- **Data segment**
################

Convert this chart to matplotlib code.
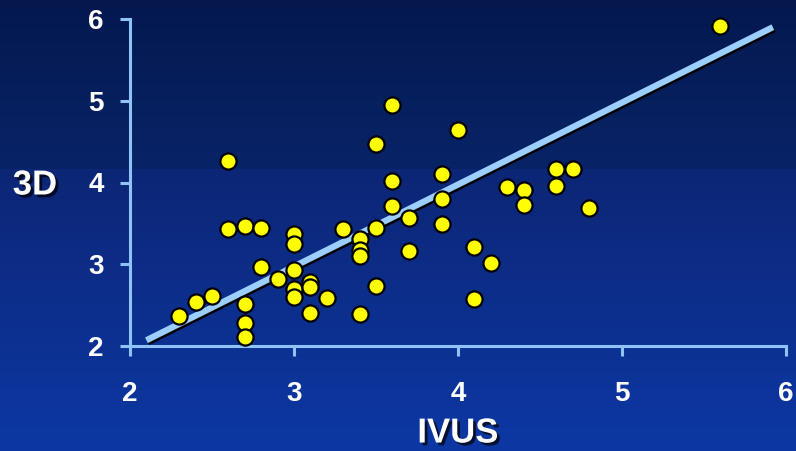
import numpy as np
import matplotlib.pyplot as plt
import matplotlib.patheffects as pe

# IVUS vs 3D measurements
ivus = [2.3, 2.4, 2.5, 2.6, 2.6, 2.7, 2.8, 2.7, 2.7, 2.7, 2.8, 2.9,
        3.0, 3.0, 3.0, 3.0, 3.0, 3.1, 3.1, 3.1, 3.2, 3.3, 3.4, 3.4,
        3.4, 3.4, 3.5, 3.5, 3.5, 3.6, 3.6, 3.6, 3.7, 3.7, 3.9, 3.9,
        3.9, 4.0, 4.1, 4.1, 4.2, 4.3, 4.4, 4.4, 4.6, 4.6, 4.7, 4.8, 5.6]
d3 = [2.37, 2.54, 2.61, 4.26, 3.43, 3.47, 3.44, 2.51, 2.28, 2.11, 2.97, 2.82,
      3.37, 3.25, 2.93, 2.70, 2.60, 2.78, 2.72, 2.40, 2.59, 3.43, 3.31, 3.18,
      3.10, 2.39, 4.47, 3.44, 2.74, 4.95, 4.02, 3.71, 3.56, 3.16, 4.10, 3.80,
      3.49, 4.64, 3.21, 2.58, 3.02, 3.94, 3.91, 3.72, 4.16, 3.96, 4.16, 3.69, 5.91]

fit_x = [2.1, 5.92]
fit_y = [2.07, 5.90]

xticks = [2, 3, 4, 5, 6]
yticks = [2, 3, 4, 5, 6]

axis_col = '#8fc3f5'
plt.rcParams['font.family'] = ['Liberation Sans', 'DejaVu Sans']

fig = plt.figure(figsize=(7.96, 4.51), dpi=100)

# background gradient (two bands like the slide template)
bg = fig.add_axes([0, 0, 1, 1], zorder=-10)
h = 451
top = np.array([4, 24, 78]) / 255
mid1 = np.array([8, 36, 104]) / 255
mid2 = np.array([12, 38, 118]) / 255
bot = np.array([12, 56, 164]) / 255
rows = np.zeros((h, 1, 3))
cut = 169
for i in range(h):
    if i < cut:
        t = i / cut
        rows[i, 0] = top * (1 - t) + mid1 * t
    else:
        t = (i - cut) / (h - cut)
        rows[i, 0] = mid2 * (1 - t) + bot * t
bg.imshow(rows, aspect='auto', extent=[0, 1, 0, 1])
bg.axis('off')

ax = fig.add_axes([130 / 796, 105 / 451, 656 / 796, 327 / 451])
ax.patch.set_alpha(0)
ax.set_xlim(2, 6)
ax.set_ylim(2, 6)

ax.plot(fit_x, fit_y, color='#9ccfff', lw=4.5, solid_capstyle='butt', zorder=2,
        path_effects=[pe.SimpleLineShadow(offset=(1, -1.5), shadow_color='black', alpha=1),
                      pe.Normal()])
ax.scatter(ivus, d3, s=135, color='#ffff00', edgecolor='black', linewidth=1.6,
           zorder=3, clip_on=False)

for side in ['top', 'right']:
    ax.spines[side].set_visible(False)
for side in ['left', 'bottom']:
    ax.spines[side].set_color(axis_col)
    ax.spines[side].set_linewidth(2.2)

ax.set_xticks(xticks)
ax.set_yticks(yticks)
ax.tick_params(axis='both', colors=axis_col, width=2.2, length=7, labelcolor='white')
ax.tick_params(axis='x', pad=18)
ax.tick_params(axis='y', pad=12)
for lab in ax.get_xticklabels() + ax.get_yticklabels():
    lab.set_fontsize(20)
    lab.set_fontweight('bold')

shadow = [pe.withSimplePatchShadow(offset=(2, -2), shadow_rgbFace='black', alpha=0.7)]
fig.text(458 / 796, 1 - 433 / 451, 'IVUS', color='white', fontsize=25, fontweight='bold',
         ha='center', va='center', path_effects=shadow)
fig.text(35 / 796, 1 - 185 / 451, '3D', color='white', fontsize=25, fontweight='bold',
         ha='center', va='center', path_effects=shadow)

fig.savefig('out.png', dpi=100)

################

- **Directions**
Repeat the lines above exactly, and keep every picture out.

- **Result of the task**
Convert this chart to matplotlib code.
import numpy as np
import matplotlib.pyplot as plt
import matplotlib.patheffects as pe

# IVUS vs 3D measurements
ivus = [2.3, 2.4, 2.5, 2.6, 2.6, 2.7, 2.8, 2.7, 2.7, 2.7, 2.8, 2.9,
        3.0, 3.0, 3.0, 3.0, 3.0, 3.1, 3.1, 3.1, 3.2, 3.3, 3.4, 3.4,
        3.4, 3.4, 3.5, 3.5, 3.5, 3.6, 3.6, 3.6, 3.7, 3.7, 3.9, 3.9,
        3.9, 4.0, 4.1, 4.1, 4.2, 4.3, 4.4, 4.4, 4.6, 4.6, 4.7, 4.8, 5.6]
d3 = [2.37, 2.54, 2.61, 4.26, 3.43, 3.47, 3.44, 2.51, 2.28, 2.11, 2.97, 2.82,
      3.37, 3.25, 2.93, 2.70, 2.60, 2.78, 2.72, 2.40, 2.59, 3.43, 3.31, 3.18,
      3.10, 2.39, 4.47, 3.44, 2.74, 4.95, 4.02, 3.71, 3.56, 3.16, 4.10, 3.80,
      3.49, 4.64, 3.21, 2.58, 3.02, 3.94, 3.91, 3.72, 4.16, 3.96, 4.16, 3.69, 5.91]

fit_x = [2.1, 5.92]
fit_y = [2.07, 5.90]

xticks = [2, 3, 4, 5, 6]
yticks = [2, 3, 4, 5, 6]

axis_col = '#8fc3f5'
plt.rcParams['font.family'] = ['Liberation Sans', 'DejaVu Sans']

fig = plt.figure(figsize=(7.96, 4.51), dpi=100)

# background gradient (two bands like the slide template)
bg = fig.add_axes([0, 0, 1, 1], zorder=-10)
h = 451
top = np.array([4, 24, 78]) / 255
mid1 = np.array([8, 36, 104]) / 255
mid2 = np.array([12, 38, 118]) / 255
bot = np.array([12, 56, 164]) / 255
rows = np.zeros((h, 1, 3))
cut = 169
for i in range(h):
    if i < cut:
        t = i / cut
        rows[i, 0] = top * (1 - t) + mid1 * t
    else:
        t = (i - cut) / (h - cut)
        rows[i, 0] = mid2 * (1 - t) + bot * t
bg.imshow(rows, aspect='auto', extent=[0, 1, 0, 1])
bg.axis('off')

ax = fig.add_axes([130 / 796, 105 / 451, 656 / 796, 327 / 451])
ax.patch.set_alpha(0)
ax.set_xlim(2, 6)
ax.set_ylim(2, 6)

ax.plot(fit_x, fit_y, color='#9ccfff', lw=4.5, solid_capstyle='butt', zorder=2,
        path_effects=[pe.SimpleLineShadow(offset=(1, -1.5), shadow_color='black', alpha=1),
                      pe.Normal()])
ax.scatter(ivus, d3, s=135, color='#ffff00', edgecolor='black', linewidth=1.6,
           zorder=3, clip_on=False)

for side in ['top', 'right']:
    ax.spines[side].set_visible(False)
for side in ['left', 'bottom']:
    ax.spines[side].set_color(axis_col)
    ax.spines[side].set_linewidth(2.2)

ax.set_xticks(xticks)
ax.set_yticks(yticks)
ax.tick_params(axis='both', colors=axis_col, width=2.2, length=7, labelcolor='white')
ax.tick_params(axis='x', pad=18)
ax.tick_params(axis='y', pad=12)
for lab in ax.get_xticklabels() + ax.get_yticklabels():
    lab.set_fontsize(20)
    lab.set_fontweight('bold')

shadow = [pe.withSimplePatchShadow(offset=(2, -2), shadow_rgbFace='black', alpha=0.7)]
fig.text(458 / 796, 1 - 433 / 451, 'IVUS', color='white', fontsize=25, fontweight='bold',
         ha='center', va='center', path_effects=shadow)
fig.text(35 / 796, 1 - 185 / 451, '3D', color='white', fontsize=25, fontweight='bold',
         ha='center', va='center', path_effects=shadow)

fig.savefig('out.png', dpi=100)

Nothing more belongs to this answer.